Dataset extract:
##########
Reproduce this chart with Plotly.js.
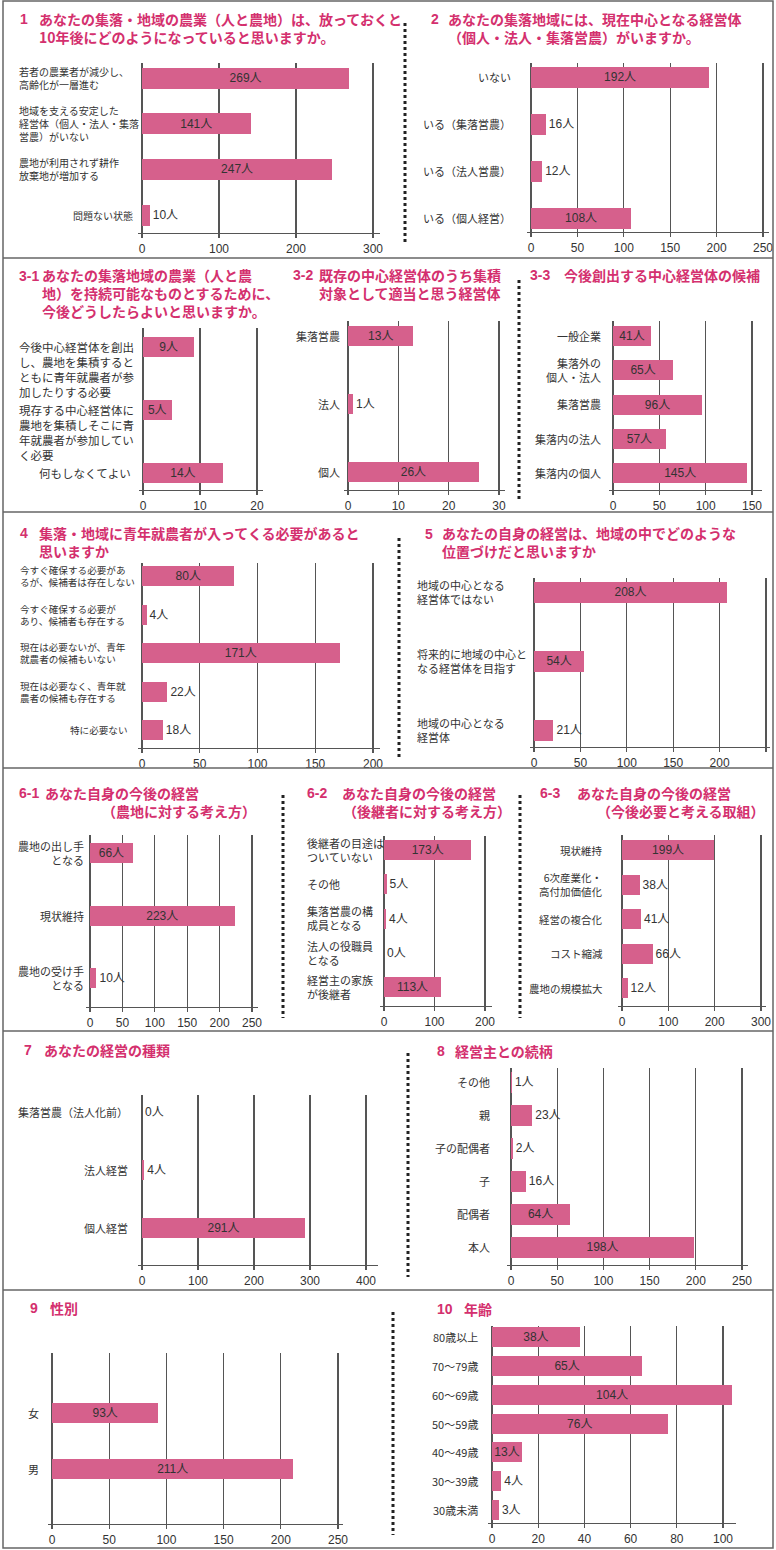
##########
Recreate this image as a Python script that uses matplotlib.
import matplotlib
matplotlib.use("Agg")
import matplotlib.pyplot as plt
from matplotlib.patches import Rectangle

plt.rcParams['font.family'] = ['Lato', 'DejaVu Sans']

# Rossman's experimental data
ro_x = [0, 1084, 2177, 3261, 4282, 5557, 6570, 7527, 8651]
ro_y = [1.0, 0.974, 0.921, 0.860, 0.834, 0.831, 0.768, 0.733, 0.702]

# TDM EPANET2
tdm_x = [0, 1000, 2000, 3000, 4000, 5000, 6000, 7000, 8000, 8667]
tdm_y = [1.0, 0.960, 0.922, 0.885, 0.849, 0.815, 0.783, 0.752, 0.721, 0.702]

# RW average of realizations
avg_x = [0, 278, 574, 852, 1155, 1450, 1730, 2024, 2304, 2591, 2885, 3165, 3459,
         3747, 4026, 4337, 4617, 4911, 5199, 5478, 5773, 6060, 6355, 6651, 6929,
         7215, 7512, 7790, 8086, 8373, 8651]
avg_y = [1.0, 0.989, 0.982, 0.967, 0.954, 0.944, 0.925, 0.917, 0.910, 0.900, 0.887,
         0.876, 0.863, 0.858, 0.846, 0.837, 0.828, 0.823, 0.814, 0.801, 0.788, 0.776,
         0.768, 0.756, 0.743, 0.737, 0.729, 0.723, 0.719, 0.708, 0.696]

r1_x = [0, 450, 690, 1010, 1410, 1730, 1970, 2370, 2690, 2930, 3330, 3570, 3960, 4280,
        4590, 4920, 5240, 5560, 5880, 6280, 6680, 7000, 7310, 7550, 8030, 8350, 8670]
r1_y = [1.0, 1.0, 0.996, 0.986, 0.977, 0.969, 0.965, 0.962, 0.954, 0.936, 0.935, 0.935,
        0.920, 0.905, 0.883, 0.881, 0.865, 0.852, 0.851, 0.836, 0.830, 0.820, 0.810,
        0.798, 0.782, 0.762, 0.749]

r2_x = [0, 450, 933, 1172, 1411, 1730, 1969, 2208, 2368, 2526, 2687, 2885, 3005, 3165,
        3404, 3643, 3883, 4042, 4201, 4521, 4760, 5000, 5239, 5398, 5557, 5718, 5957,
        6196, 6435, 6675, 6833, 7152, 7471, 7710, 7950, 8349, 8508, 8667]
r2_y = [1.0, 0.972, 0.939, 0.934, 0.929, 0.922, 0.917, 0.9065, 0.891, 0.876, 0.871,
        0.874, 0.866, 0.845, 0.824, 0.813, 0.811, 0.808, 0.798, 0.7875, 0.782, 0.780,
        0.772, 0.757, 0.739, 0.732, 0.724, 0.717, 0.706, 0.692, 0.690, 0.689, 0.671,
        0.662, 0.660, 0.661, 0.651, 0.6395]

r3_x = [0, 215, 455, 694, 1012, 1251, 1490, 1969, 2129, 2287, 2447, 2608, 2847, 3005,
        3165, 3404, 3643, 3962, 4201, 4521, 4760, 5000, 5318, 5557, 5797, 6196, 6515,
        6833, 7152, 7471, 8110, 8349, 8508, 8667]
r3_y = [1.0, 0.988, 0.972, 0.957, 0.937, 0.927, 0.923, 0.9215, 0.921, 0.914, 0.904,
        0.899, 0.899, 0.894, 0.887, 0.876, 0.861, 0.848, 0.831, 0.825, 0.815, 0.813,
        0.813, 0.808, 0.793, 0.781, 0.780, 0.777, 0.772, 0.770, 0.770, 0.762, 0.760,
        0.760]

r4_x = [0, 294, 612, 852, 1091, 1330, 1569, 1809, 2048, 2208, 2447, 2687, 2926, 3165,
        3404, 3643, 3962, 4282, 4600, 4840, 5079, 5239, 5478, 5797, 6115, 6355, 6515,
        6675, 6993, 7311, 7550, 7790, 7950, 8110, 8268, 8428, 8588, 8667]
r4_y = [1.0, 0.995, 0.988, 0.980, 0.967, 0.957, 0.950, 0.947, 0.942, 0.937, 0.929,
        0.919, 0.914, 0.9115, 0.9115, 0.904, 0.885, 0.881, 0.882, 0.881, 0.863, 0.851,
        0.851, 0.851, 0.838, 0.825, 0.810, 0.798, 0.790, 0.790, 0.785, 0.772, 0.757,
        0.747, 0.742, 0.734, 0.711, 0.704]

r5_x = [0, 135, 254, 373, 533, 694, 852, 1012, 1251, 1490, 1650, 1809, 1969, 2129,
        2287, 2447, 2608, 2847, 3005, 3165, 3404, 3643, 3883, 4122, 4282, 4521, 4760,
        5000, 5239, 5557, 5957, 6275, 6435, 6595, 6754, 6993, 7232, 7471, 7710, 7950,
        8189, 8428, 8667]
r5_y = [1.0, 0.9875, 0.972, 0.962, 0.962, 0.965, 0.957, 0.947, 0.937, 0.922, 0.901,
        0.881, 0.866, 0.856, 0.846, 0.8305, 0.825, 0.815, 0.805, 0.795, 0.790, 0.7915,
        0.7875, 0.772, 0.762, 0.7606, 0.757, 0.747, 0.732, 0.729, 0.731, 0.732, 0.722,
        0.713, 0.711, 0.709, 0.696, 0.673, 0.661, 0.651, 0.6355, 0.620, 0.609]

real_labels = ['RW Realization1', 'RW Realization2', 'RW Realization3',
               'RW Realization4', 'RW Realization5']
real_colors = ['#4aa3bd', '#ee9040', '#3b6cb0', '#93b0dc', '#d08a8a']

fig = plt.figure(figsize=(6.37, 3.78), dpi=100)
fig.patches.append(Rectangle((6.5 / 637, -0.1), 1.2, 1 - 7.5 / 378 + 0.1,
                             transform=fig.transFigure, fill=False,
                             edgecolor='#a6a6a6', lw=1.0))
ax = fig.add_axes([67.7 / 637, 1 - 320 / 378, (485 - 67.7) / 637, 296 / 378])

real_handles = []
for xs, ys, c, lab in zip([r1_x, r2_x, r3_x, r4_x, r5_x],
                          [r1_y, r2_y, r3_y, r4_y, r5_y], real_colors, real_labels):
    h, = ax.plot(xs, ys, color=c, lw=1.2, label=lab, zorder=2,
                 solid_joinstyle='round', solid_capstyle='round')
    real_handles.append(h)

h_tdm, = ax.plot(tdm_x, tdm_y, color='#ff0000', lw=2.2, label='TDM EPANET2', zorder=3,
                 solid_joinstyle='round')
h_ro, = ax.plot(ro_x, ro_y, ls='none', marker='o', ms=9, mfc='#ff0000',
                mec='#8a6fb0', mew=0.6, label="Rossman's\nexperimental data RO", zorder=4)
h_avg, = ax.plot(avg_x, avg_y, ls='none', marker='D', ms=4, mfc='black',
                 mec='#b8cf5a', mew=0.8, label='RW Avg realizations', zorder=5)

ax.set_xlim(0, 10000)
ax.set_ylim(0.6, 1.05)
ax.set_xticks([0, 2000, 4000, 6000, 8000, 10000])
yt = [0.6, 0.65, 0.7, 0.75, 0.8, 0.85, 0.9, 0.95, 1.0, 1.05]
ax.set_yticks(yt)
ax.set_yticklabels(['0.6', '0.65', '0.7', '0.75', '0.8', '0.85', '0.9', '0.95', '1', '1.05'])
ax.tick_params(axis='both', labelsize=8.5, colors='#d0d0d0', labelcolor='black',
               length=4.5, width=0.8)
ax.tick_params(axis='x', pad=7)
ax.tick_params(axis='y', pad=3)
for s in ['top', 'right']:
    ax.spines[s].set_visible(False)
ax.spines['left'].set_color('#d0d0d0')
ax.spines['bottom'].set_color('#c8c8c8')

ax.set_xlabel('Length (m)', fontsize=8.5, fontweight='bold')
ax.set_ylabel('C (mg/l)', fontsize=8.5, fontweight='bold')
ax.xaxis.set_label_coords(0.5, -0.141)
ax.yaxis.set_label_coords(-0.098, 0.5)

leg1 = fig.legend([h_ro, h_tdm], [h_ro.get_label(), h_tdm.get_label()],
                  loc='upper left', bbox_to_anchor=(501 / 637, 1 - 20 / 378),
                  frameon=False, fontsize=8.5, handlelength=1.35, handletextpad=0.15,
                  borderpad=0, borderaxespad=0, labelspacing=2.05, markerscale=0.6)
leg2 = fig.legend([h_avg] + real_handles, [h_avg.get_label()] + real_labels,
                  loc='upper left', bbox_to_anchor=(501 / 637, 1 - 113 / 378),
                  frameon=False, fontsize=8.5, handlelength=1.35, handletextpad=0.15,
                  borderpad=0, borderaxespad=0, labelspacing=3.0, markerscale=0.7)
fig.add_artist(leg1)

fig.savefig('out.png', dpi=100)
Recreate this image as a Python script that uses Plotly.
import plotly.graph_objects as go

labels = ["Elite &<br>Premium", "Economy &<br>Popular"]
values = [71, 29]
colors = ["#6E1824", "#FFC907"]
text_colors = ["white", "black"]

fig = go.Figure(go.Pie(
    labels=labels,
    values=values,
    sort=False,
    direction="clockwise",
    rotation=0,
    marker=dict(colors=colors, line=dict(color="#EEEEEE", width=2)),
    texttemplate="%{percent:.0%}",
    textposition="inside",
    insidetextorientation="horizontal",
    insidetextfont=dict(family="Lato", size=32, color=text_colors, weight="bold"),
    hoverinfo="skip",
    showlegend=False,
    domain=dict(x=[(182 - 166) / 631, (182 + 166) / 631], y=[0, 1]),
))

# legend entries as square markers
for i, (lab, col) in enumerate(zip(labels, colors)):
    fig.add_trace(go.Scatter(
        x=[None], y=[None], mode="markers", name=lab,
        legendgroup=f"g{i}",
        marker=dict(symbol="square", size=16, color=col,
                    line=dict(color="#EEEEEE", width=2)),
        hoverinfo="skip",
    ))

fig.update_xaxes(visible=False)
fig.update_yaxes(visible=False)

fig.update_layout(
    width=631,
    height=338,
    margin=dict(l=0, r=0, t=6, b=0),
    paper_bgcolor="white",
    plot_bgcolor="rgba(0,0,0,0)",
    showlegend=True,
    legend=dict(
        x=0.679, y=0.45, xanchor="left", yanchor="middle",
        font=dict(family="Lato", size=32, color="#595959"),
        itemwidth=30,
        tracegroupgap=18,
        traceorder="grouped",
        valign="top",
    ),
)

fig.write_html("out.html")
##########
Look back at the data above. Transcribe exactly the lines starting at the line that contains "Recreate this image as a Python script that uses matplotlib." and ending at the line that contains "plt.rcParams['font.family'] = ['Lato', 'DejaVu".

Recreate this image as a Python script that uses matplotlib.
import matplotlib
matplotlib.use("Agg")
import matplotlib.pyplot as plt
from matplotlib.patches import Rectangle

plt.rcParams['font.family'] = ['Lato', 'DejaVu Sans']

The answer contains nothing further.